Anoche me llegó una certeza a modo de rayo (de Zeus, pero también de luz). Da la impresión de que, en mi caso, la memoria se hubiera erigido en una especie de bastión infranqueable que preserva lo que ya no es de la desintegración. Un pacífico espacio de pastos verdes, plaza y arbolitos detrás del muro de los lamentos, una porfiada isla puesta en el mar para atajar a los náufragos, un invisible museo portátil, la puerta secreta al misterioso holograma laberinto. Recordar o, más que recordar -que siempre implicaría una clara conciencia del retorno a lo que ya no es pero proyectado desde el presente-, mantener con vida en forma necia, insuflarle una y otra vez el aliento vital a lo que se fue para siempre, atrapar con una red de mariposas, no dejar ir, sostener lo insostenible. Una memoria casi asilo.

Los muertos.

Los amores pasados.

Las ciudades habitadas.

Empiezo a entender mejor mi sueño del pajarito de colores. Debí animarme a romper esa burbuja, aunque el pasado saliera volando y lo perdiera de vista para siempre. Los pajaritos de colores no se hicieron para las burbujas: se quedan sin aire y terminan siendo tan sólo tristes pajaritos desfalleciendo hasta la muerte. Pero intentar darles ese aire que precisan es -si acaso sirviera- una empresa agotadora y hasta arriesgada. No es natural convivir con el cadáver embalsamado de un ser querido. Basta recordar a Norman Bates.

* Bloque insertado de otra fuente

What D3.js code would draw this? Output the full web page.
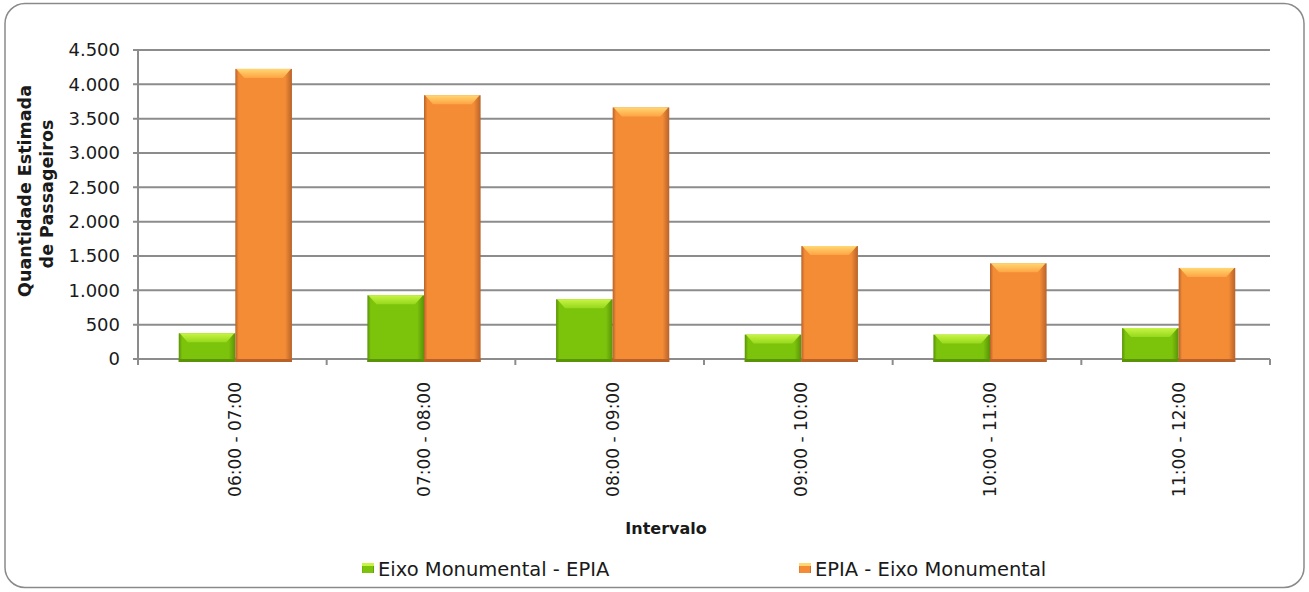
<!DOCTYPE html>
<html><head><meta charset="utf-8">
<script src="https://cdn.jsdelivr.net/npm/d3@7"></script>
<style>
html,body{margin:0;padding:0;background:#fff;}
svg{display:block;font-family:"DejaVu Sans",Lato,sans-serif;}
</style></head>
<body>
<svg id="chart" width="1309" height="592"></svg>
<script>
const categories = ["06:00 - 07:00","07:00 - 08:00","08:00 - 09:00","09:00 - 10:00","10:00 - 11:00","11:00 - 12:00"];
const seriesNames = ["Eixo Monumental - EPIA","EPIA - Eixo Monumental"];
const eixoEpia = [375, 928, 870, 356, 355, 450];
const epiaEixo = [4225, 3842, 3664, 1645, 1394, 1326];
const yTicks = [0,500,1000,1500,2000,2500,3000,3500,4000,4500];
const yTitle = ["Quantidade Estimada","de Passageiros"];
const xTitle = "Intervalo";

(function(){
const svg = d3.select("#chart");
const defs = svg.append("defs");

const pal = [
  {main:"#7cc40c", dark:"#5a9208", light:"#c8f444", mid:"#96d81c"},
  {main:"#f48c36", dark:"#b8622a", light:"#ffd872", mid:"#ffa444"}
];
pal.forEach((p,i)=>{
  const g = defs.append("linearGradient").attr("id","h"+i).attr("x1",0).attr("x2",1).attr("y1",0).attr("y2",0);
  g.append("stop").attr("offset","0").attr("stop-color",p.dark);
  g.append("stop").attr("offset","0.06").attr("stop-color",p.main);
  g.append("stop").attr("offset","0.88").attr("stop-color",p.main);
  g.append("stop").attr("offset","1").attr("stop-color",p.dark);
  const t = defs.append("linearGradient").attr("id","t"+i).attr("x1",0).attr("x2",0).attr("y1",0).attr("y2",1);
  t.append("stop").attr("offset","0").attr("stop-color",p.light);
  t.append("stop").attr("offset","1").attr("stop-color",p.mid);
});

// border
svg.append("rect").attr("x",5).attr("y",3.5).attr("width",1299).attr("height",584)
  .attr("rx",20).attr("ry",20).attr("fill","#fff").attr("stroke","#8a8a8a").attr("stroke-width",1.5);

const pl = 138, pr = 1270, pt = 50, pb = 359;
const x = d3.scaleBand().domain(categories).range([pl,pr]).padding(0);
const inner = d3.scaleBand().domain(seriesNames).range([x.bandwidth()*0.2+3, x.bandwidth()*0.8+3]).padding(0);
const y = d3.scaleLinear().domain([0,4500]).range([pb,pt]);
const fmt = v => d3.format(",")(v).replace(/,/g,".");

// gridlines
svg.append("g").selectAll("line").data(yTicks).join("line")
  .attr("x1",pl-5).attr("x2",pr).attr("y1",d=>y(d)).attr("y2",d=>y(d))
  .attr("stroke","#8c8c8c").attr("stroke-width",2);
// y axis line
svg.append("line").attr("x1",pl).attr("x2",pl).attr("y1",pt).attr("y2",pb)
  .attr("stroke","#8c8c8c").attr("stroke-width",2);
// y labels
svg.append("g").selectAll("text").data(yTicks).join("text")
  .attr("x",pl-18).attr("y",d=>y(d)).attr("dy","0.36em").attr("text-anchor","end")
  .attr("font-size",18).attr("fill","#1a1a1a").text(fmt);
// x ticks
svg.append("g").selectAll("line").data(d3.range(categories.length+1)).join("line")
  .attr("x1",i=>pl+i*x.step()).attr("x2",i=>pl+i*x.step())
  .attr("y1",pb).attr("y2",pb+6).attr("stroke","#8c8c8c").attr("stroke-width",2);

// bars
const data = [];
categories.forEach((c,i)=>{
  data.push({c, s:0, v:eixoEpia[i]});
  data.push({c, s:1, v:epiaEixo[i]});
});
const bw = inner.bandwidth();
const gb = svg.append("g").selectAll("g").data(data).join("g");
gb.append("rect")
  .attr("x",d=>x(d.c)+inner(seriesNames[d.s])).attr("y",d=>y(d.v))
  .attr("width",bw).attr("height",d=>pb+3-y(d.v))
  .attr("fill",d=>`url(#h${d.s})`);
gb.append("polygon")
  .attr("points",d=>{
    const x0 = x(d.c)+inner(seriesNames[d.s]), y0 = y(d.v), b = 9;
    return [[x0+1,y0],[x0+bw-1,y0],[x0+bw-b,y0+b],[x0+b,y0+b]].map(p=>p.join(",")).join(" ");
  })
  .attr("fill",d=>`url(#t${d.s})`);
gb.append("rect")
  .attr("x",d=>x(d.c)+inner(seriesNames[d.s])).attr("y",pb)
  .attr("width",bw).attr("height",3)
  .attr("fill",d=>pal[d.s].dark);

// x labels
svg.append("g").selectAll("text").data(categories).join("text")
  .attr("transform",d=>`translate(${x(d)+x.bandwidth()/2+3},382) rotate(-90)`)
  .attr("text-anchor","end").attr("dy","0.36em")
  .attr("font-size",17).attr("fill","#1a1a1a").text(d=>d);

// axis titles
svg.append("text").attr("transform","translate(25,191) rotate(-90)")
  .attr("text-anchor","middle").attr("dy","0.36em")
  .attr("font-size",17.5).attr("font-weight","bold").attr("fill","#1a1a1a").text(yTitle[0]);
svg.append("text").attr("transform","translate(47,194) rotate(-90)")
  .attr("text-anchor","middle").attr("dy","0.36em")
  .attr("font-size",17.5).attr("font-weight","bold").attr("fill","#1a1a1a").text(yTitle[1]);
svg.append("text").attr("x",666).attr("y",528).attr("dy","0.36em")
  .attr("text-anchor","middle").attr("font-size",16).attr("font-weight","bold").attr("fill","#1a1a1a").text(xTitle);

// legend
const legX = [362, 799];
const lg = svg.append("g").selectAll("g").data(seriesNames).join("g")
  .attr("transform",(d,i)=>`translate(${legX[i]},563)`);
lg.append("rect").attr("width",12).attr("height",10).attr("fill",(d,i)=>`url(#h${i})`);
lg.append("rect").attr("width",12).attr("height",3).attr("fill",(d,i)=>pal[i].light);
lg.append("text").attr("x",16).attr("y",13)
  .attr("font-size",19.5).attr("fill","#1a1a1a").text(d=>d);
})();
</script>
</body></html>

La memoria ha sido mi única militancia, el decálogo de honor de toda una vida. Me precio de ejercer el amor de no olvidar, que en vez de fluir hacia adelante requiere un esfuerzo titánico en sentido contrario, una fuerza opuesta a la newtoniana gravedad, a la inercia, a las órbitas que tironean y a las corrientes marinas. Los muertos, los amores pasados, las ciudades cuyas campanadas ya no escucharemos, los adoquines que no pisaremos más, el cilantro perdido para siempre, el epazote añorado y distante, el copal de las iglesias, el organillero dormido. Es cierto que los grandes capitales de un escritor -al menos como lo entiendo yo- son la introspección, el narcisismo y la memoria, pero todo eso es la arcilla de una obra que vive afuera de nosotros y que, por lo mismo, nos descansa. En cambio, esta otra es una memoria insomne que no puede cerrar los ojos un instante, pues el mudo riesgo de haber perdido un mundo al despertar le corroe el sueño. Lealtades costosas. Hay un necesario verbo en inglés, to move on.

Quizás mis ayeres estén necesitando la conflictiva piedad de la eutanasia. Porque sacar a Eurídice del mundo de los muertos es, en sí mismo, un despropósito. “No mires atrás”, le dijeron al empecinado, le dicen una y otra vez, pero sigue cayendo en la trampa sin remedio.


Eso hace sonreír con sorna a la otra cabeza dura. A la quieta, callada mujer de Lot.